=== Work to complete ===
Your job is to retype all of the data word for word, leaving every image out.

=== Dataset extract ===
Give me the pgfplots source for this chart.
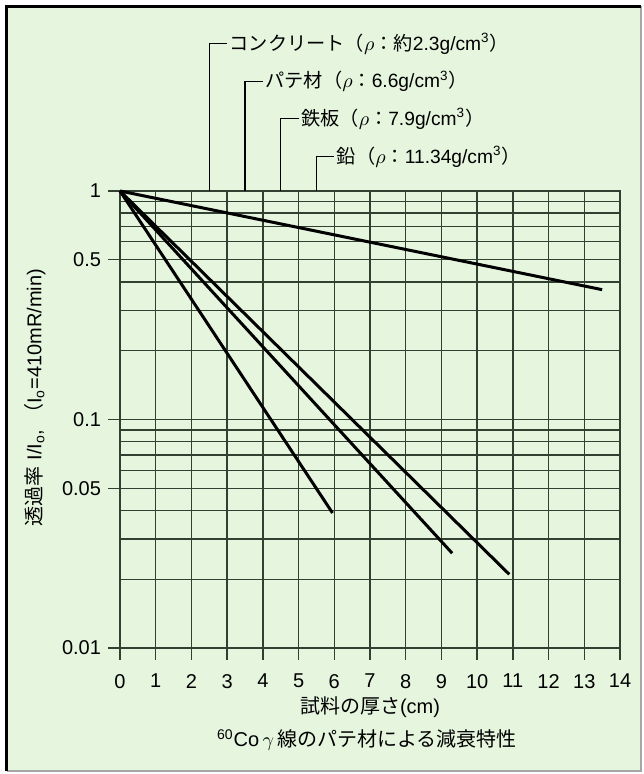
\documentclass[border=0pt]{standalone}
\usepackage{fontspec}
\setmainfont{Liberation Sans}
\newfontfamily\jp{Noto Sans CJK JP}
\usepackage{pgfplots}
\pgfplotsset{compat=1.18}
\definecolor{bg}{RGB}{229,245,222}
\definecolor{gridc}{RGB}{50,64,50}

%透過率の直線（始点と終点）
\pgfplotstableread{
x y
0 1
13.5 0.37
}\concrete
\pgfplotstableread{
x y
0 1
10.9 0.021
}\pate
\pgfplotstableread{
x y
0 1
9.3 0.026
}\iron
\pgfplotstableread{
x y
0 1
5.95 0.039
}\lead

\begin{document}
\begin{tikzpicture}
\begin{scope}[x=0.5pt,y=-0.5pt]
  \fill[white] (0,0) rectangle (643,774);
  \fill[bg] (5,5) rectangle (641,771);
  \draw[gray!70, line width=0.8pt] (6.5,771) -- (641,771) -- (641,6.5);
  \draw[black, line width=1.6pt] (6.5,771) -- (6.5,6.5) -- (641,6.5);
\end{scope}
\begin{axis}[
    at={(60pt,-324pt)}, anchor=south west,
    scale only axis, width=250pt, height=228.5pt,
    ymode=log,
    xmin=0, xmax=14, ymin=0.01, ymax=1,
    xtick={0,...,14},
    ytick={0.01,0.05,0.1,0.5,1},
    yticklabels={0.01,0.05,0.1,0.5,1},
    minor ytick={0.02,0.03,0.04,0.06,0.07,0.08,0.09,0.2,0.3,0.4,0.6,0.7,0.8,0.9},
    grid=both,
    major grid style={gridc, line width=0.7pt},
    minor grid style={gridc, line width=0.7pt},
    axis line style={gridc, line width=0.7pt},
    major tick style={gridc, line width=0.7pt},
    major tick length=6pt, minor tick length=0pt,
    tick align=outside, tick pos=left,
    clip=false,
    /pgf/number format/assume math mode=true,
    ticklabel style={font=\fontsize{10}{12}\selectfont},
    xticklabel style={yshift=-3.5pt},
    xlabel={{\jp 試料の厚さ}(cm)},
    xlabel style={at={(axis description cs:0.5,0)}, anchor=center, yshift=-29.5pt,
                  font=\fontsize{10}{12}\selectfont},
]
\addplot[black, line width=1.5pt] table {\concrete};
\addplot[black, line width=1.5pt] table {\pate};
\addplot[black, line width=1.5pt] table {\iron};
\addplot[black, line width=1.5pt] table {\lead};

% 引き出し線とラベル
\draw[black, line width=0.6pt] (axis cs:2.5,1) |- (axis cs:3.0,4.41)
  node[right, inner sep=1pt, font=\fontsize{9.6}{11}\selectfont]
  {{\jp コンクリート（}$\rho${\jp ：約}2.3g/cm\textsuperscript{3}{\jp ）}};
\draw[black, line width=0.6pt] (axis cs:3.5,1) |- (axis cs:4.0,3.01)
  node[right, inner sep=1pt, font=\fontsize{9.6}{11}\selectfont]
  {{\jp パテ材（}$\rho${\jp ：}6.6g/cm\textsuperscript{3}{\jp ）}};
\draw[black, line width=0.6pt] (axis cs:4.5,1) |- (axis cs:5.0,2.07)
  node[right, inner sep=1pt, font=\fontsize{9.6}{11}\selectfont]
  {{\jp 鉄板（}$\rho${\jp ：}7.9g/cm\textsuperscript{3}{\jp ）}};
\draw[black, line width=0.6pt] (axis cs:5.5,1) |- (axis cs:6.0,1.41)
  node[right, inner sep=1pt, font=\fontsize{9.6}{11}\selectfont]
  {{\jp 鉛（}$\rho${\jp ：}11.34g/cm\textsuperscript{3}{\jp ）}};

\node[rotate=90, font=\fontsize{10}{12}\selectfont]
  at ([xshift=-42.5pt,yshift=11pt]rel axis cs:0,0.5)
  {{\jp 透過率} I/I\textsubscript{o}, {\jp （}I\textsubscript{o}=410mR/min)};
\node[font=\fontsize{10}{12}\selectfont]
  at ([xshift=-1.5pt,yshift=-46pt]rel axis cs:0.5,0)
  {\textsuperscript{60}Co\,$\gamma$\,{\jp 線のパテ材による減衰特性}};
\end{axis}
\end{tikzpicture}
\end{document}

=== Exercise output ===
Give me the pgfplots source for this chart.
\documentclass[border=0pt]{standalone}
\usepackage{fontspec}
\setmainfont{Liberation Sans}
\newfontfamily\jp{Noto Sans CJK JP}
\usepackage{pgfplots}
\pgfplotsset{compat=1.18}
\definecolor{bg}{RGB}{229,245,222}
\definecolor{gridc}{RGB}{50,64,50}

%透過率の直線（始点と終点）
\pgfplotstableread{
x y
0 1
13.5 0.37
}\concrete
\pgfplotstableread{
x y
0 1
10.9 0.021
}\pate
\pgfplotstableread{
x y
0 1
9.3 0.026
}\iron
\pgfplotstableread{
x y
0 1
5.95 0.039
}\lead

\begin{document}
\begin{tikzpicture}
\begin{scope}[x=0.5pt,y=-0.5pt]
  \fill[white] (0,0) rectangle (643,774);
  \fill[bg] (5,5) rectangle (641,771);
  \draw[gray!70, line width=0.8pt] (6.5,771) -- (641,771) -- (641,6.5);
  \draw[black, line width=1.6pt] (6.5,771) -- (6.5,6.5) -- (641,6.5);
\end{scope}
\begin{axis}[
    at={(60pt,-324pt)}, anchor=south west,
    scale only axis, width=250pt, height=228.5pt,
    ymode=log,
    xmin=0, xmax=14, ymin=0.01, ymax=1,
    xtick={0,...,14},
    ytick={0.01,0.05,0.1,0.5,1},
    yticklabels={0.01,0.05,0.1,0.5,1},
    minor ytick={0.02,0.03,0.04,0.06,0.07,0.08,0.09,0.2,0.3,0.4,0.6,0.7,0.8,0.9},
    grid=both,
    major grid style={gridc, line width=0.7pt},
    minor grid style={gridc, line width=0.7pt},
    axis line style={gridc, line width=0.7pt},
    major tick style={gridc, line width=0.7pt},
    major tick length=6pt, minor tick length=0pt,
    tick align=outside, tick pos=left,
    clip=false,
    /pgf/number format/assume math mode=true,
    ticklabel style={font=\fontsize{10}{12}\selectfont},
    xticklabel style={yshift=-3.5pt},
    xlabel={{\jp 試料の厚さ}(cm)},
    xlabel style={at={(axis description cs:0.5,0)}, anchor=center, yshift=-29.5pt,
                  font=\fontsize{10}{12}\selectfont},
]
\addplot[black, line width=1.5pt] table {\concrete};
\addplot[black, line width=1.5pt] table {\pate};
\addplot[black, line width=1.5pt] table {\iron};
\addplot[black, line width=1.5pt] table {\lead};

% 引き出し線とラベル
\draw[black, line width=0.6pt] (axis cs:2.5,1) |- (axis cs:3.0,4.41)
  node[right, inner sep=1pt, font=\fontsize{9.6}{11}\selectfont]
  {{\jp コンクリート（}$\rho${\jp ：約}2.3g/cm\textsuperscript{3}{\jp ）}};
\draw[black, line width=0.6pt] (axis cs:3.5,1) |- (axis cs:4.0,3.01)
  node[right, inner sep=1pt, font=\fontsize{9.6}{11}\selectfont]
  {{\jp パテ材（}$\rho${\jp ：}6.6g/cm\textsuperscript{3}{\jp ）}};
\draw[black, line width=0.6pt] (axis cs:4.5,1) |- (axis cs:5.0,2.07)
  node[right, inner sep=1pt, font=\fontsize{9.6}{11}\selectfont]
  {{\jp 鉄板（}$\rho${\jp ：}7.9g/cm\textsuperscript{3}{\jp ）}};
\draw[black, line width=0.6pt] (axis cs:5.5,1) |- (axis cs:6.0,1.41)
  node[right, inner sep=1pt, font=\fontsize{9.6}{11}\selectfont]
  {{\jp 鉛（}$\rho${\jp ：}11.34g/cm\textsuperscript{3}{\jp ）}};

\node[rotate=90, font=\fontsize{10}{12}\selectfont]
  at ([xshift=-42.5pt,yshift=11pt]rel axis cs:0,0.5)
  {{\jp 透過率} I/I\textsubscript{o}, {\jp （}I\textsubscript{o}=410mR/min)};
\node[font=\fontsize{10}{12}\selectfont]
  at ([xshift=-1.5pt,yshift=-46pt]rel axis cs:0.5,0)
  {\textsuperscript{60}Co\,$\gamma$\,{\jp 線のパテ材による減衰特性}};
\end{axis}
\end{tikzpicture}
\end{document}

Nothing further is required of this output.